User Experience vs. User Interface
"User experience" is a buzzword, and with buzzwords come overuse. Nevertheless, a great user experience is critical in today’s world, both offline and online. Disney has done user experience offline better than anyone well before anyone started paying attention. Apple brought forward the importance of user experience when it introduced the first iPhone.
A great user experience is more than a great user interface. User interface is what you see and how you interact with it, and is very important to a great user experience. The user experience is how you feel when using the product. For software, a great user experience starts with a great understanding of the users' needs. A software developer’s knowledge can greatly enhance or detract from the user experience.
At Geiger, when building new software or significant updates, we start with a vision statement about the project. In Agile methodology, this is known as a storyboard. Once we have the understanding of the vision, we build a prototype. A prototype allows a designer (or developer) to take the knowledge from the vision and translate it to a user interface before coding begins. The prototype focuses on how to present information in a productive and pleasant format.

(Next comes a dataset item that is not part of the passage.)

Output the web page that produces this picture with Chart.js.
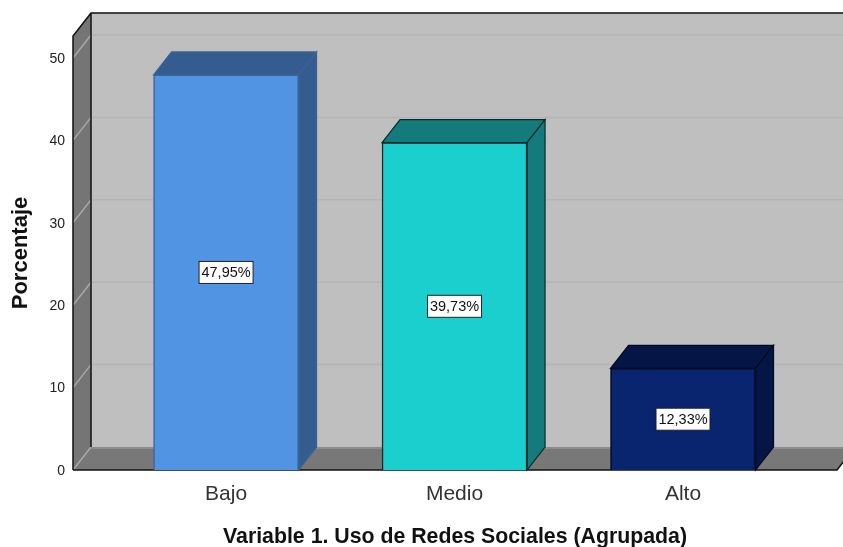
<!DOCTYPE html>
<html>
<head>
<meta charset="utf-8">
<title>Uso de Redes Sociales</title>
<script src="https://cdn.jsdelivr.net/npm/chart.js@4/dist/chart.umd.min.js"></script>
<style>
html,body{margin:0;padding:0;background:#fff;}
#wrap{position:relative;width:843px;height:547px;}
</style>
</head>
<body>
<div id="wrap"><canvas id="grafico"></canvas></div>
<script>
var categorias = ['Bajo', 'Medio', 'Alto'];
var porcentajes = [47.95, 39.73, 12.33];
var posiciones = [0, 1, 2];
var marcasY = [0, 10, 20, 30, 40, 50];

var colorFrente = ['#5294E4', '#1CCFCF', '#0A2570'];
var colorLado = ['#345C8F', '#137B7B', '#051545'];
var colorBorde = ['#3A6496', '#0C2A2A', '#000820'];

// profundidad del efecto 3D
var dx = 18;
var dy = 23;

function poligono(ctx, pts, relleno, borde) {
    ctx.beginPath();
    ctx.moveTo(pts[0][0], pts[0][1]);
    for (var i = 1; i < pts.length; i++) {
        ctx.lineTo(pts[i][0], pts[i][1]);
    }
    ctx.closePath();
    ctx.fillStyle = relleno;
    ctx.fill();
    if (borde) {
        ctx.strokeStyle = borde;
        ctx.lineWidth = 1.2;
        ctx.stroke();
    }
}

var caja3d = {
    id: 'caja3d',
    beforeDatasetsDraw: function(chart) {
        var ctx = chart.ctx;
        var a = chart.chartArea;
        var yS = chart.scales.y;
        ctx.save();

        // pared del fondo, pared izquierda, suelo
        poligono(ctx, [[a.left + dx, a.top - dy], [a.right + dx, a.top - dy], [a.right + dx, a.bottom - dy], [a.left + dx, a.bottom - dy]], '#BFBFBF');
        poligono(ctx, [[a.left, a.top], [a.left + dx, a.top - dy], [a.left + dx, a.bottom - dy], [a.left, a.bottom]], '#757575');
        poligono(ctx, [[a.left, a.bottom], [a.left + dx, a.bottom - dy], [a.right + dx, a.bottom - dy], [a.right, a.bottom]], '#787878');

        // lineas de cuadricula
        ctx.lineWidth = 1.5;
        for (var i = 0; i < marcasY.length; i++) {
            var y = yS.getPixelForValue(marcasY[i]);
            if (marcasY[i] > 0) {
                ctx.strokeStyle = '#B4B4B4';
                ctx.beginPath();
                ctx.moveTo(a.left + dx, y - dy);
                ctx.lineTo(a.right + dx, y - dy);
                ctx.stroke();
            }
            ctx.strokeStyle = '#A8A8A8';
            ctx.beginPath();
            ctx.moveTo(a.left, y);
            ctx.lineTo(a.left + dx, y - dy);
            ctx.stroke();
        }

        // banda clara al fondo del suelo
        ctx.strokeStyle = '#8C8C8C';
        ctx.lineWidth = 2;
        ctx.beginPath();
        ctx.moveTo(a.left + dx, a.bottom - dy + 1);
        ctx.lineTo(a.right + dx, a.bottom - dy + 1);
        ctx.stroke();

        // aristas
        ctx.strokeStyle = '#111';
        ctx.lineWidth = 1.5;
        ctx.beginPath();
        ctx.moveTo(a.left, a.bottom);
        ctx.lineTo(a.left, a.top);
        ctx.lineTo(a.left + dx, a.top - dy);
        ctx.lineTo(a.right + dx, a.top - dy);
        ctx.moveTo(a.left + dx, a.top - dy);
        ctx.lineTo(a.left + dx, a.bottom - dy);
        ctx.moveTo(a.left, a.bottom);
        ctx.lineTo(a.right, a.bottom);
        ctx.lineTo(a.right + dx, a.bottom - dy);
        ctx.stroke();

        // caras superior y lateral de cada barra
        var barras = chart.getDatasetMeta(0).data;
        for (var j = 0; j < barras.length; j++) {
            var b = barras[j];
            var x0 = b.x - b.width / 2;
            var x1 = b.x + b.width / 2;
            poligono(ctx, [[x0, b.y], [x0 + dx, b.y - dy], [x1 + dx, b.y - dy], [x1, b.y]], colorLado[j], colorBorde[j]);
            poligono(ctx, [[x1, b.y], [x1 + dx, b.y - dy], [x1 + dx, b.base - dy], [x1, b.base]], colorLado[j], colorBorde[j]);
        }
        ctx.restore();
    },
    afterDatasetsDraw: function(chart) {
        // etiquetas de porcentaje
        var ctx = chart.ctx;
        var barras = chart.getDatasetMeta(0).data;
        ctx.save();
        ctx.font = '14.5px "Liberation Sans", Arial, sans-serif';
        ctx.textAlign = 'center';
        ctx.textBaseline = 'middle';
        for (var i = 0; i < barras.length; i++) {
            var b = barras[i];
            var cy = (b.y + b.base) / 2;
            var txt = porcentajes[i].toFixed(2).replace('.', ',') + '%';
            ctx.fillStyle = '#fff';
            ctx.fillRect(b.x - 27, cy - 11, 54, 22);
            ctx.strokeStyle = '#222';
            ctx.lineWidth = 1;
            ctx.strokeRect(b.x - 27, cy - 11, 54, 22);
            ctx.fillStyle = '#111';
            ctx.fillText(txt, b.x, cy + 1);
        }
        ctx.restore();
    }
};

var puntos = [];
for (var i = 0; i < categorias.length; i++) {
    puntos.push({x: posiciones[i], y: porcentajes[i]});
}

var ctx = document.getElementById('grafico');
var chart = new Chart(ctx, {
    type: 'bar',
    plugins: [caja3d],
    data: {
        datasets: [{
            label: 'Porcentaje',
            data: puntos,
            backgroundColor: colorFrente,
            borderColor: colorBorde,
            borderWidth: 1.5,
            barThickness: 145
        }]
    },
    options: {
        responsive: true,
        maintainAspectRatio: false,
        animation: false,
        layout: {padding: {top: 36, right: 6, left: 0, bottom: 0}},
        plugins: {legend: {display: false}, tooltip: {enabled: false}},
        scales: {
            x: {
                type: 'linear',
                offset: false,
                min: -0.67,
                max: 2.674,
                grid: {display: false},
                border: {display: false},
                afterBuildTicks: function(scale) {
                    scale.ticks = posiciones.map(function(p) { return {value: p}; });
                },
                afterFit: function(scale) { scale.height = 77; },
                ticks: {
                    autoSkip: false,
                    maxRotation: 0,
                    padding: 4,
                    color: '#333',
                    font: {family: '"Liberation Sans", Arial, sans-serif', size: 21},
                    callback: function(v) { return categorias[v]; }
                },
                title: {
                    display: true,
                    text: 'Variable 1. Uso de Redes Sociales (Agrupada)',
                    color: '#111',
                    font: {family: '"Liberation Sans", Arial, sans-serif', size: 21.3, weight: 'bold'},
                    padding: {top: 18, bottom: -3}
                }
            },
            y: {
                min: 0,
                max: 52.67,
                grid: {display: false},
                border: {display: false},
                afterFit: function(scale) { scale.width = 73; },
                ticks: {
                    stepSize: 10,
                    includeBounds: false,
                    padding: 0,
                    labelOffset: 1,
                    color: '#222',
                    font: {family: '"Liberation Sans", Arial, sans-serif', size: 14}
                },
                title: {
                    display: true,
                    text: 'Porcentaje',
                    color: '#111',
                    font: {family: '"Liberation Sans", Arial, sans-serif', size: 22, weight: 'bold'},
                    padding: {top: 8, bottom: 0}
                }
            }
        }
    }
});
</script>
</body>
</html>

Once the prototype is complete, we walk through what is expected when people click, hover or otherwise interact with the page. This is where the heart of the user experience begins. By delving into the expectations before code is written, developers and users alike can further improve their understanding of the outcome. In this phase, all the requirements that someone forgot to mention start becoming clear, and critical information gets shared. Developers also share options and limitations rather than just get frustrated with the user requirements. Once this dialog is complete, development can begin and limits (but does not eliminate) rework.
We occasionally have to compromise and choose function over form to create a great user experience even when we know there is a better user interface. However, we are more focused on the user experience so the compromise sometimes has to be made (but usually great user interface delivers great user experience).
User interface looks great in a demonstration, but doesn’t always deliver a great user experience. In fact, most software demonstrations will convince you that the software is perfect for your business because it has all the features you need and looks fantastic. Once you try to use the software you will discover your user experience.
Whether you build or buy your next software, focus on the user experience and not the user interface. Take the time to build a prototype when customizing or building software and take the time to think through your real use cases in both the build and buy scenarios.